Bu noktada; sınıfa dönük politik müdahalenin kapsamını iktisadi-sosyal sorunlar ile siyasal gelişmeleri bir arada ele alan, tüm bu sorunlar yumağının kapitalist düzenle bağını döne döne ortaya koyan bir çerçevede kurmak gerekiyor. Zira, işçi sınıfının politik bilincini ilerletmenin, bugünkü geriliğine devrimci bir içerikte müdahale etmenin yolu buradan geçmektedir. Bunun kendisi, bir yandan her türden iktisadi-sosyal sorunun kaynağında yer alan kapitalist düzeni, sistemi belirleyen üretim ilişkilerini, bu temel üzerinde şekillenen sömürü, sınıflar ve devlet gerçeğini işçi sınıfı ve emekçilere gündelik olgular üzerinden anlatmak sorumluluğuna işaret eder. İşçi sınıfının bugün için öne çıkan, mücadele arayışına giren kesimlerinde asgari bir sınıf bilinci oluşturabilmek bu sorumluluğun ne denli başarıyla yerine getirildiği ile sıkı sıkıya bağlantılıdır. Öte yandan; savaş, ulusal sorun, siyasal gericilik, faşist baskı, hak ve özgürlükleri hedef alan saldırılar, kadın sorunu, çevre sorunu vb. siyasal-toplumsal gündemleri devrimci sınıf perspektifi üzerinden sınıfa taşımak, siyasal sınıf çalışmasını tüm bu gündemlerin kapitalist sömürü düzeniyle bağını kuran bir hatta oturtmak işçi sınıfına politik müdahalenin bir diğer önemli alanını oluşturmaktadır.
***
Krizin çok yönlü faturasının kabardığı şu dönemde, işçi sınıfı içerisindeki hoşnutsuzluğun giderek büyüyeceğinden kuşku duymamak gerekiyor. Fakat bu öfke, bilinçli ve örgütlü bir sınıf tutumuna dönüşmediği koşulda ya içten içe kendini tüketen-çürüten bir rol oynayacaktır ya da farklı düzeyde kendiliğinden patlamalara yol açıp gerisin geri sönümlenecektir.

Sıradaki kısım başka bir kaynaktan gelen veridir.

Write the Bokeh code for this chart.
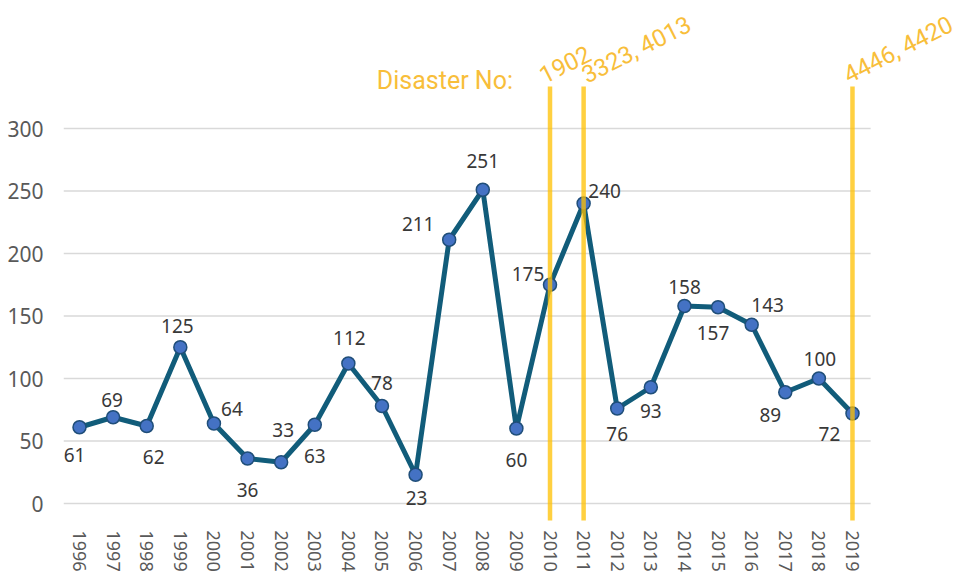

Dolayısıyla, sınıf devrimcileri siyasal sınıf çalışmasının muhtevasını her adımda işçi sınıfının bilincini, örgütlülüğünü ve eylemini ileriye taşıyacak bir eksene oturtmalı, “sınıfa karşı sınıf” çizgisini faaliyetin merkezine koyabilmelidir. Bugünkü koşullarda ve hedef alanlarda öne çıkan, mücadele arayışına giren ve harekete geçme potansiyelleri artan sınıf bölüklerinin ileri unsurlarını bu bilinç ve çizgiye kazanma bakışıyla hareket etmelidir.
Tam da bu nedenle, önümüzdeki süreçte sınıf hareketinin iktisadi-sosyal gündemleri ile siyasal gelişmeleri bir arada ve bütünlüğü üzerinden ele almak; her türden toplumsal sorunu işçi sınıfının politik bilincini ve dolayısıyla eylemini ileri taşımak hedefiyle değerlendirmek büyük bir önem taşımaktadır. Bu alanda bugünden atılacak adımlar ve kat edilecek olan mesafe, elde edilecek olan kazanımlar ya da mevziler devrimci sınıf hareketi yaratma yolunda emin adımlarla yürümenin olmazsa olmaz koşuludur.